From our own work ethics and to maintain our own credibility with our viewers and readers we, in the media, are far more concerned and alert about any misinformation or rumours being broadcast or published as "news". There is no need for any monitoring. In fact, such a move will be counterproductive as it will put the media and the government on opposite sides when in fact we need to work together.

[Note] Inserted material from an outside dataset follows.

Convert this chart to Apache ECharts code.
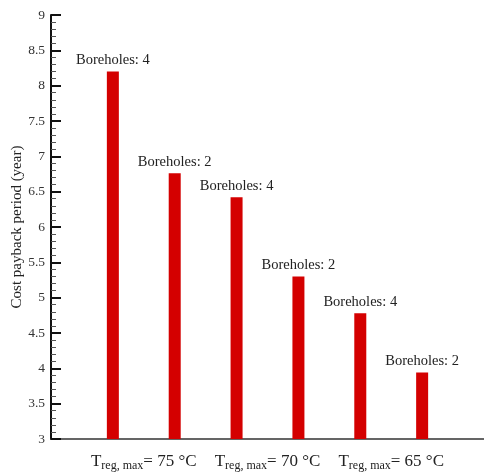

A few days ago, an assistant professor and a lecturer belonging to two government colleges in two different districts were temporarily suspended pending departmental inquiry. Their crime? They have allegedly made "undesirable" and "provocative" (translation from Bangla ours) Facebook posts. Without prejudicing the departmental inquiry, we would like to ask to what extent people in government employ surrender their fundamental right of freedom of expression? From our reading of the two posts nothing was said against the government. One was a rhetorical outburst against the general state of corruption and other an expression of concern for the healthcare personnel who were not receiving personal safety gears on time. In neither case was the government criticised. And yet the two have been temporarily suspended. We have two points to make: 1) is it good for the government to supress personal views in such a manner? Do government service rules disentitle educated professionals -- they are both teachers and not bureaucrats -- from expressing concern about the country that we all profess to love; 2) couldn't a demand for explanation suffice, instead of temporary suspension?
Why is there such propensity to "punish" and " harm" instead of to engage?